**OBJECTIVE**: Look through the data below and say how many of its lines contain "this", adding nothing else.

# # # # # # #

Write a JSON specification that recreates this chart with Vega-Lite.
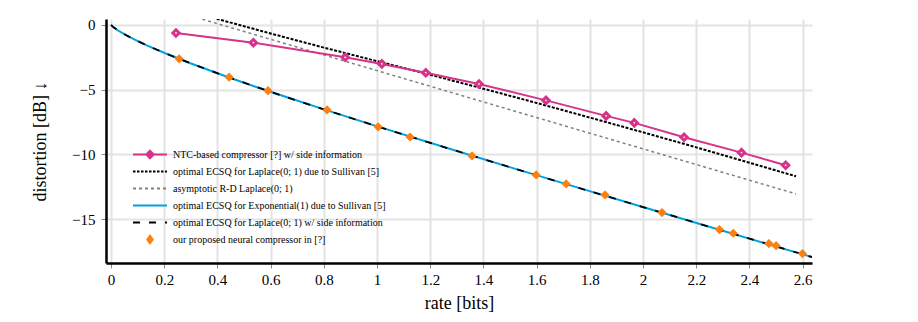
{
  "$schema": "https://vega.github.io/schema/vega-lite/v6.json",
  "width": 706,
  "height": 244,
  "autosize": {"type": "none"},
  "padding": {"left": 106, "top": 19, "right": 106, "bottom": 59},
  "background": "white",
  "config": {
    "view": {"stroke": null},
    "font": "Liberation Serif",
    "style": {
      "guide-label": {"font": "Liberation Serif"},
      "guide-title": {"font": "Liberation Serif"}
    },
    "axis": {
      "labelFont": "Liberation Serif",
      "titleFont": "Liberation Serif",
      "labelFontSize": 15,
      "titleFontSize": 18,
      "titleFontWeight": "normal",
      "labelColor": "#000",
      "titleColor": "#000",
      "domainColor": "#000",
      "domainWidth": 2.5,
      "tickColor": "#888",
      "tickWidth": 1,
      "tickSize": 5,
      "gridColor": "#e3e3e3",
      "gridWidth": 2,
      "labelPadding": 4
    }
  },
  "datasets": {
    "asym": [
      {"series": "asymptotic R-D Laplace(0; 1)", "rate": 0.3, "dist": 0.70},
      {"series": "asymptotic R-D Laplace(0; 1)", "rate": 0.5, "dist": -0.505},
      {"series": "asymptotic R-D Laplace(0; 1)", "rate": 1.0, "dist": -3.53},
      {"series": "asymptotic R-D Laplace(0; 1)", "rate": 1.5, "dist": -6.555},
      {"series": "asymptotic R-D Laplace(0; 1)", "rate": 2.0, "dist": -9.58},
      {"series": "asymptotic R-D Laplace(0; 1)", "rate": 2.575, "dist": -13.06}
    ],
    "ecsqLap": [
      {"series": "optimal ECSQ for Laplace(0; 1) due to Sullivan [5]", "rate": 0.3, "dist": 1.07},
      {"series": "optimal ECSQ for Laplace(0; 1) due to Sullivan [5]", "rate": 0.4, "dist": 0.46},
      {"series": "optimal ECSQ for Laplace(0; 1) due to Sullivan [5]", "rate": 0.5, "dist": -0.10},
      {"series": "optimal ECSQ for Laplace(0; 1) due to Sullivan [5]", "rate": 0.6, "dist": -0.66},
      {"series": "optimal ECSQ for Laplace(0; 1) due to Sullivan [5]", "rate": 0.8, "dist": -1.75},
      {"series": "optimal ECSQ for Laplace(0; 1) due to Sullivan [5]", "rate": 1.0, "dist": -2.80},
      {"series": "optimal ECSQ for Laplace(0; 1) due to Sullivan [5]", "rate": 1.2, "dist": -3.85},
      {"series": "optimal ECSQ for Laplace(0; 1) due to Sullivan [5]", "rate": 1.4, "dist": -4.93},
      {"series": "optimal ECSQ for Laplace(0; 1) due to Sullivan [5]", "rate": 1.6, "dist": -6.03},
      {"series": "optimal ECSQ for Laplace(0; 1) due to Sullivan [5]", "rate": 1.8, "dist": -7.16},
      {"series": "optimal ECSQ for Laplace(0; 1) due to Sullivan [5]", "rate": 2.0, "dist": -8.30},
      {"series": "optimal ECSQ for Laplace(0; 1) due to Sullivan [5]", "rate": 2.2, "dist": -9.46},
      {"series": "optimal ECSQ for Laplace(0; 1) due to Sullivan [5]", "rate": 2.4, "dist": -10.65},
      {"series": "optimal ECSQ for Laplace(0; 1) due to Sullivan [5]", "rate": 2.575, "dist": -11.70}
    ],
    "ecsqExp": [
      {"series": "optimal ECSQ for Exponential(1) due to Sullivan [5]", "rate": 0, "dist": 0},
      {"series": "optimal ECSQ for Exponential(1) due to Sullivan [5]", "rate": 0.004357, "dist": -0.094},
      {"series": "optimal ECSQ for Exponential(1) due to Sullivan [5]", "rate": 0.010535, "dist": -0.199},
      {"series": "optimal ECSQ for Exponential(1) due to Sullivan [5]", "rate": 0.02509, "dist": -0.408},
      {"series": "optimal ECSQ for Exponential(1) due to Sullivan [5]", "rate": 0.03847, "dist": -0.578},
      {"series": "optimal ECSQ for Exponential(1) due to Sullivan [5]", "rate": 0.05869, "dist": -0.813},
      {"series": "optimal ECSQ for Exponential(1) due to Sullivan [5]", "rate": 0.08905, "dist": -1.135},
      {"series": "optimal ECSQ for Exponential(1) due to Sullivan [5]", "rate": 0.13434, "dist": -1.574},
      {"series": "optimal ECSQ for Exponential(1) due to Sullivan [5]", "rate": 0.20147, "dist": -2.170},
      {"series": "optimal ECSQ for Exponential(1) due to Sullivan [5]", "rate": 0.30045, "dist": -2.978},
      {"series": "optimal ECSQ for Exponential(1) due to Sullivan [5]", "rate": 0.4461, "dist": -4.077},
      {"series": "optimal ECSQ for Exponential(1) due to Sullivan [5]", "rate": 0.54312, "dist": -4.772},
      {"series": "optimal ECSQ for Exponential(1) due to Sullivan [5]", "rate": 0.6614, "dist": -5.592},
      {"series": "optimal ECSQ for Exponential(1) due to Sullivan [5]", "rate": 0.8064, "dist": -6.568},
      {"series": "optimal ECSQ for Exponential(1) due to Sullivan [5]", "rate": 0.98581, "dist": -7.743},
      {"series": "optimal ECSQ for Exponential(1) due to Sullivan [5]", "rate": 1.26325, "dist": -9.514},
      {"series": "optimal ECSQ for Exponential(1) due to Sullivan [5]", "rate": 1.50135, "dist": -11.006},
      {"series": "optimal ECSQ for Exponential(1) due to Sullivan [5]", "rate": 1.8025, "dist": -12.867},
      {"series": "optimal ECSQ for Exponential(1) due to Sullivan [5]", "rate": 1.9864, "dist": -13.995},
      {"series": "optimal ECSQ for Exponential(1) due to Sullivan [5]", "rate": 2.2011, "dist": -15.306},
      {"series": "optimal ECSQ for Exponential(1) due to Sullivan [5]", "rate": 2.4576, "dist": -16.867},
      {"series": "optimal ECSQ for Exponential(1) due to Sullivan [5]", "rate": 2.6068, "dist": -17.77},
      {"series": "optimal ECSQ for Exponential(1) due to Sullivan [5]", "rate": 2.774, "dist": -18.78}
    ],
    "sideInfo": [
      {"series": "optimal ECSQ for Laplace(0; 1) w/ side information", "rate": 0, "dist": 0},
      {"series": "optimal ECSQ for Laplace(0; 1) w/ side information", "rate": 0.004357, "dist": -0.094},
      {"series": "optimal ECSQ for Laplace(0; 1) w/ side information", "rate": 0.010535, "dist": -0.199},
      {"series": "optimal ECSQ for Laplace(0; 1) w/ side information", "rate": 0.02509, "dist": -0.408},
      {"series": "optimal ECSQ for Laplace(0; 1) w/ side information", "rate": 0.03847, "dist": -0.578},
      {"series": "optimal ECSQ for Laplace(0; 1) w/ side information", "rate": 0.05869, "dist": -0.813},
      {"series": "optimal ECSQ for Laplace(0; 1) w/ side information", "rate": 0.08905, "dist": -1.135},
      {"series": "optimal ECSQ for Laplace(0; 1) w/ side information", "rate": 0.13434, "dist": -1.574},
      {"series": "optimal ECSQ for Laplace(0; 1) w/ side information", "rate": 0.20147, "dist": -2.170},
      {"series": "optimal ECSQ for Laplace(0; 1) w/ side information", "rate": 0.30045, "dist": -2.978},
      {"series": "optimal ECSQ for Laplace(0; 1) w/ side information", "rate": 0.4461, "dist": -4.077},
      {"series": "optimal ECSQ for Laplace(0; 1) w/ side information", "rate": 0.54312, "dist": -4.772},
      {"series": "optimal ECSQ for Laplace(0; 1) w/ side information", "rate": 0.6614, "dist": -5.592},
      {"series": "optimal ECSQ for Laplace(0; 1) w/ side information", "rate": 0.8064, "dist": -6.568},
      {"series": "optimal ECSQ for Laplace(0; 1) w/ side information", "rate": 0.98581, "dist": -7.743},
      {"series": "optimal ECSQ for Laplace(0; 1) w/ side information", "rate": 1.26325, "dist": -9.514},
      {"series": "optimal ECSQ for Laplace(0; 1) w/ side information", "rate": 1.50135, "dist": -11.006},
      {"series": "optimal ECSQ for Laplace(0; 1) w/ side information", "rate": 1.8025, "dist": -12.867},
      {"series": "optimal ECSQ for Laplace(0; 1) w/ side information", "rate": 1.9864, "dist": -13.995},
      {"series": "optimal ECSQ for Laplace(0; 1) w/ side information", "rate": 2.2011, "dist": -15.306},
      {"series": "optimal ECSQ for Laplace(0; 1) w/ side information", "rate": 2.4576, "dist": -16.867},
      {"series": "optimal ECSQ for Laplace(0; 1) w/ side information", "rate": 2.6068, "dist": -17.77},
      {"series": "optimal ECSQ for Laplace(0; 1) w/ side information", "rate": 2.774, "dist": -18.78}
    ],
    "ntc": [
      {"series": "NTC-based compressor [?] w/ side information", "rate": 0.244, "dist": -0.62},
      {"series": "NTC-based compressor [?] w/ side information", "rate": 0.535, "dist": -1.37},
      {"series": "NTC-based compressor [?] w/ side information", "rate": 0.88, "dist": -2.50},
      {"series": "NTC-based compressor [?] w/ side information", "rate": 1.018, "dist": -3.01},
      {"series": "NTC-based compressor [?] w/ side information", "rate": 1.183, "dist": -3.69},
      {"series": "NTC-based compressor [?] w/ side information", "rate": 1.383, "dist": -4.56},
      {"series": "NTC-based compressor [?] w/ side information", "rate": 1.635, "dist": -5.83},
      {"series": "NTC-based compressor [?] w/ side information", "rate": 1.861, "dist": -7.03},
      {"series": "NTC-based compressor [?] w/ side information", "rate": 1.967, "dist": -7.57},
      {"series": "NTC-based compressor [?] w/ side information", "rate": 2.154, "dist": -8.68},
      {"series": "NTC-based compressor [?] w/ side information", "rate": 2.37, "dist": -9.87},
      {"series": "NTC-based compressor [?] w/ side information", "rate": 2.536, "dist": -10.84}
    ],
    "ours": [
      {"series": "our proposed neural compressor in [?]", "rate": 0.256, "dist": -2.62},
      {"series": "our proposed neural compressor in [?]", "rate": 0.444, "dist": -4.04},
      {"series": "our proposed neural compressor in [?]", "rate": 0.59, "dist": -5.08},
      {"series": "our proposed neural compressor in [?]", "rate": 0.812, "dist": -6.57},
      {"series": "our proposed neural compressor in [?]", "rate": 1.004, "dist": -7.87},
      {"series": "our proposed neural compressor in [?]", "rate": 1.124, "dist": -8.66},
      {"series": "our proposed neural compressor in [?]", "rate": 1.357, "dist": -10.12},
      {"series": "our proposed neural compressor in [?]", "rate": 1.598, "dist": -11.59},
      {"series": "our proposed neural compressor in [?]", "rate": 1.711, "dist": -12.29},
      {"series": "our proposed neural compressor in [?]", "rate": 1.857, "dist": -13.14},
      {"series": "our proposed neural compressor in [?]", "rate": 2.071, "dist": -14.5},
      {"series": "our proposed neural compressor in [?]", "rate": 2.287, "dist": -15.82},
      {"series": "our proposed neural compressor in [?]", "rate": 2.339, "dist": -16.1},
      {"series": "our proposed neural compressor in [?]", "rate": 2.473, "dist": -16.9},
      {"series": "our proposed neural compressor in [?]", "rate": 2.5, "dist": -17.06},
      {"series": "our proposed neural compressor in [?]", "rate": 2.599, "dist": -17.67}
    ]
  },
  "encoding": {
    "x": {
      "field": "rate",
      "type": "quantitative",
      "scale": {"domain": [-0.019, 2.635], "nice": false, "zero": false},
      "axis": {
        "title": "rate [bits]",
        "values": [0, 0.2, 0.4, 0.6, 0.8, 1, 1.2, 1.4, 1.6, 1.8, 2, 2.2, 2.4, 2.6],
        "format": "~g",
        "grid": true,
        "labelFont": "Liberation Serif",
        "titleFont": "Liberation Serif",
        "titlePadding": 7
      }
    },
    "y": {
      "field": "dist",
      "type": "quantitative",
      "scale": {"domain": [-18.4, 0.46], "nice": false, "zero": false},
      "axis": {
        "title": "distortion [dB] ↓",
        "values": [0, -5, -10, -15],
        "format": "~g",
        "grid": true,
        "labelFont": "Liberation Serif",
        "titleFont": "Liberation Serif",
        "labelPadding": 6,
        "titlePadding": 22
      }
    }
  },
  "layer": [
    {
      "data": {"name": "asym"},
      "mark": {"type": "line", "clip": true, "strokeWidth": 1.5, "strokeDash": [3, 3]},
      "encoding": {
        "color": {
          "field": "series",
          "type": "nominal",
          "scale": {
            "domain": [
              "NTC-based compressor [?] w/ side information",
              "optimal ECSQ for Laplace(0; 1) due to Sullivan [5]",
              "asymptotic R-D Laplace(0; 1)",
              "optimal ECSQ for Exponential(1) due to Sullivan [5]",
              "optimal ECSQ for Laplace(0; 1) w/ side information",
              "our proposed neural compressor in [?]"
            ],
            "range": ["#d6338a", "#000000", "#808080", "#00a0e3", "#000000", "#ff7f0e"]
          },
          "legend": {
            "title": null,
            "orient": "none",
            "legendX": 26,
            "legendY": 127,
            "padding": 0,
            "direction": "vertical",
            "columns": 1,
            "labelFont": "Liberation Serif",
            "labelFontSize": 10,
            "labelColor": "#000",
            "labelLimit": 400,
            "labelOffset": 5,
            "symbolSize": 1156,
            "symbolStrokeWidth": 2,
            "clipHeight": 17,
            "rowPadding": 0,
            "encode": {
              "symbols": {
                "update": {
                  "shape": {"signal": "['M-1,0H-0.22M0.22,0H1M0,-0.22L0.22,0L0,0.22L-0.22,0Z','M-1,0H1','M-1,0H1','M-1,0H1','M-1,0H1','M0,-0.22L0.16,0L0,0.22L-0.16,0Z'][datum.index]"},
                  "stroke": {"signal": "['#d6338a','#000000','#808080','#00a0e3','#000000','#ff7f0e'][datum.index]"},
                  "fill": {"signal": "['#ffffff','transparent','transparent','transparent','transparent','#ff7f0e'][datum.index]"},
                  "strokeDash": {"signal": "[[],[2.5,1.5],[3,3],[],[7,9],[]][datum.index]"},
                  "opacity": {"value": 1}
                }
              }
            }
          }
        }
      }
    },
    {
      "data": {"name": "ecsqLap"},
      "mark": {"type": "line", "clip": true, "strokeWidth": 2, "strokeDash": [3, 1.5]},
      "encoding": {"color": {"field": "series", "type": "nominal"}}
    },
    {
      "data": {"name": "ecsqExp"},
      "mark": {"type": "line", "clip": true, "strokeWidth": 2},
      "encoding": {"color": {"field": "series", "type": "nominal"}}
    },
    {
      "data": {"name": "sideInfo"},
      "mark": {"type": "line", "clip": true, "strokeWidth": 1.8, "strokeDash": [7, 9]},
      "encoding": {"color": {"field": "series", "type": "nominal"}}
    },
    {
      "data": {"name": "ntc"},
      "mark": {"type": "line", "clip": true, "strokeWidth": 2},
      "encoding": {"color": {"field": "series", "type": "nominal"}}
    },
    {
      "data": {"name": "ntc"},
      "mark": {"type": "point", "shape": "diamond", "size": 40, "filled": false, "strokeWidth": 3, "opacity": 1},
      "encoding": {
        "fill": {"value": "#ffffff"},
        "stroke": {"value": "#d6338a"}
      }
    },
    {
      "data": {"name": "ours"},
      "mark": {"type": "point", "shape": "diamond", "size": 85, "filled": true, "opacity": 1},
      "encoding": {"color": {"field": "series", "type": "nominal"}}
    }
  ]
}
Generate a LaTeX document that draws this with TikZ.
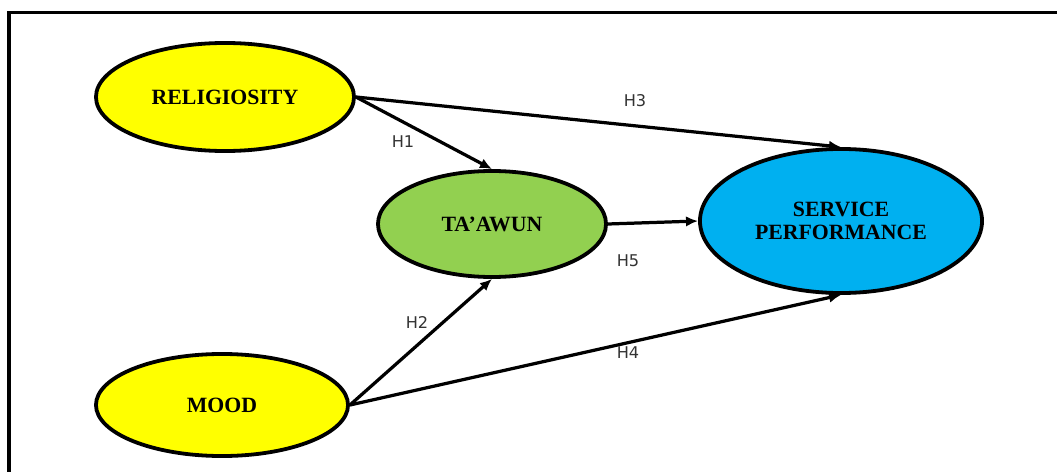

# # # # # # #

**FINAL RESULT**: 2